St. Augustine’s former children’s museum site may be trading science exhibits for stage lights. Developers have filed plans to turn the five-acre parcel into a mixed indoor-outdoor entertainment hub modeled on Jacksonville’s The Block Jax, with restaurants, bars and outdoor gathering areas wrapped around family-friendly amenities and performance space. Supporters say the idea is to give locals more to do after dark while still keeping room for kid-focused attractions on the property. The filing marks the first public move toward a full redevelopment of the site.
Plans Filed For Block-Style Complex
Developers have submitted plans to rework the five-acre site into an entertainment complex patterned on The Block Jax that would combine dining, drinking and outdoor event space, according to the Jacksonville Business Journal. The application pitches the project as a mixed-use entertainment destination rather than a standard retail center or residential build. The Business Journal reports that the property previously housed the children’s museum and notes that the museum once held a ceremonial groundbreaking there that drew donors and community leaders.
What The Block Jax Model Looks Like
Jacksonville’s The Block Jax pairs a large covered pavilion with multiple food vendors, a kids play area, a private dog park and a stage for live music, according to News4Jax. Local coverage describes the venue as centered on a roughly 10,000-square-foot covered pavilion that hosts rotating vendors and an on-site brewery, plus an upstairs mezzanine reserved for adults. That blend of casual food, changing vendors and scheduled performances is the blueprint developers say they want to mirror in St.

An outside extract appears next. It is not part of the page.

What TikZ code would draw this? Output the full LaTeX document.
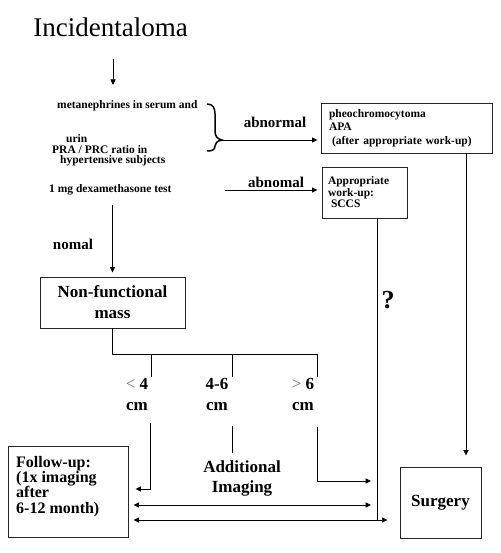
\documentclass[tikz,border=0pt]{standalone}
\usepackage{fontspec}
\setmainfont{Liberation Serif}
\usepackage{tikz}
\usetikzlibrary{arrows.meta, positioning, calc}
\newcommand{\fsz}[2]{\fontsize{#1}{#2}\selectfont}
\tikzset{
  smalltxt/.style={font=\fsz{11.5}{11.5}\bfseries, inner sep=0pt},
  armlabel/.style={font=\fsz{15}{16}\bfseries, inner sep=0pt},
  bigtxt/.style={font=\fsz{17}{21}\bfseries, inner sep=0pt, align=center},
  framebox/.style={rectangle, draw=black!85, line width=0.9pt},
  arrow/.style={-{Triangle[length=5.5pt,width=5pt]}, line width=0.9pt},
  darrow/.style={{Triangle[length=5.5pt,width=5pt]}-{Triangle[length=5.5pt,width=5pt]}, line width=0.9pt},
  plain/.style={line width=0.9pt},
}

\begin{document}
\begin{tikzpicture}[x=1pt, y=-1pt]
  \useasboundingbox (0,0) rectangle (500,553);

  % Title
  \node[font=\fsz{27}{30}, inner sep=0pt] (title) at (110.5,27) {Incidentaloma};
  \coordinate (tarr) at (113,85);
  \draw[arrow, shorten <=22pt] (title.south -| tarr) -- (tarr);

  % Screening tests (left)
  \node[smalltxt, anchor=west] (meta) at (57,106) {metanephrines in serum and};
  \node[smalltxt, font=\fsz{11.5}{10.5}\bfseries, anchor=west, align=left] (pra) at (52,150.5)
        {\hspace*{14pt}urin\\PRA / PRC ratio in\\\hspace*{8pt}hypertensive subjects};
  \node[smalltxt, anchor=west] (dex) at (49,190) {1 mg dexamethasone test};

  % Brace
  \draw[line width=1.5pt] (207,104) .. controls (213,104) and (215,108) .. (215,114) -- (215,131)
    .. controls (215,136) and (217,139) .. (222,140)
    .. controls (217,141) and (215,143) .. (215,146)
    .. controls (215,150) and (212,151) .. (207,151);
  \coordinate (tip) at (222,140);

  % Abnormal results (right)
  \node[framebox, smalltxt, font=\fsz{11.5}{13.5}\bfseries, minimum width=171pt, minimum height=50pt,
        text width=155pt, inner xsep=8pt, align=left] (pheo) at (406.5,128)
        {pheochromocytoma\\APA\\\hspace*{3pt}(after appropriate work-up)};
  \node[framebox, smalltxt, minimum width=85pt, minimum height=51pt,
        text width=73pt, inner xsep=6pt, align=left] (work) at (364.5,192.5)
        {Appropriate\\work-up:\\\hspace*{3pt}SCCS};

  \draw[arrow, shorten >=3pt] (tip) -- (tip -| pheo.west);
  \node[armlabel] (abn1) at (275,122) {abnormal};
  \coordinate (dexend) at (225,190);
  \draw[arrow, shorten >=4pt] (dexend) -- (dexend -| work.west);
  \node[armlabel] (abn2) at (276,182) {abnomal};

  % Normal result
  \node[framebox, bigtxt, minimum width=145pt, minimum height=51pt] (nfm) at (112.5,302.5) {Non-functional\\mass};
  \draw[arrow, shorten <=10pt, shorten >=4pt] (dex.south -| nfm.north) -- (nfm.north);
  \node[armlabel] (nomal) at (73,244) {nomal};

  % Size branches
  \foreach \n/\x in {lo/151, md/232, hi/317} {
    \coordinate (k\n) at (\x,354);
    \draw[plain] (k\n) -- ++(0,23);
  }
  \draw[plain] (nfm.south) |- (khi);

  \node[bigtxt] (szlo) at (137,394) {{\mdseries\color{black!55}<} 4\\cm};
  \node[bigtxt] (szmd) at (217,394) {4-6\\cm};
  \node[bigtxt] (szhi) at (303,394) {{\mdseries\color{black!55}>} 6\\cm};

  % Outcomes
  \node[framebox, minimum width=120pt, minimum height=91pt, inner sep=0pt] (fu) at (68,491.5) {};
  \node[anchor=north west, align=left, inner sep=0pt, font=\fsz{16}{15.3}\bfseries] (futxt) at (16,456)
        {Follow-up:\\(1x imaging\\after\\6-12 month)};
  \node[framebox, bigtxt, minimum width=81pt, minimum height=71pt] (sg) at (440.5,502.5) {Surgery};
  \node[bigtxt, font=\fsz{17}{20}\bfseries] (addimg) at (242,478) {Additional\\Imaging};
  \node[font=\fsz{26}{28}\bfseries, inner sep=0pt] (qm) at (388,300) {?};

  \coordinate (rowD) at (0,481);
  \coordinate (rowA) at (0,489);
  \coordinate (rowB) at (0,505);
  \coordinate (rowC) at (0,520);
  \coordinate (dlo) at (150,423);
  \coordinate (dmd) at (232,426);
  \coordinate (dhi) at (317,427);
  \coordinate (wk) at ([xshift=12.5pt]work.south);
  \coordinate (wkl) at ([xshift=-6pt]wk);
  \coordinate (pd) at ([xshift=59.5pt]pheo.south);

  \draw[arrow, shorten >=7pt] (dlo) |- (fu.east |- rowA);
  \draw[plain] (dmd) -- ++(0,27);
  \draw[arrow] (dhi) |- (wkl |- rowD);
  \draw[darrow, shorten <=5pt] (fu.east |- rowB) -- (wkl |- rowB);
  \draw[darrow, shorten <=5pt, shorten >=12pt] (fu.east |- rowC) -- (sg.west |- rowC);
  \draw[plain] (wk) -- (wk |- rowC);
  \draw[arrow, shorten >=11pt] (pd) -- (pd |- sg.north);
\end{tikzpicture}
\end{document}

Augustine.
The Block Jax also leans on repurposed shipping containers for vendor stalls and emphasizes flexible event programming, a feature highlighted by the Jax Daily Record. The operator has stressed family-friendly hours along with a more elevated 21-plus zone to balance daytime crowds with nighttime traffic. That mix will likely influence how any St. Augustine version tackles familiar friction points like parking, noise and permitting.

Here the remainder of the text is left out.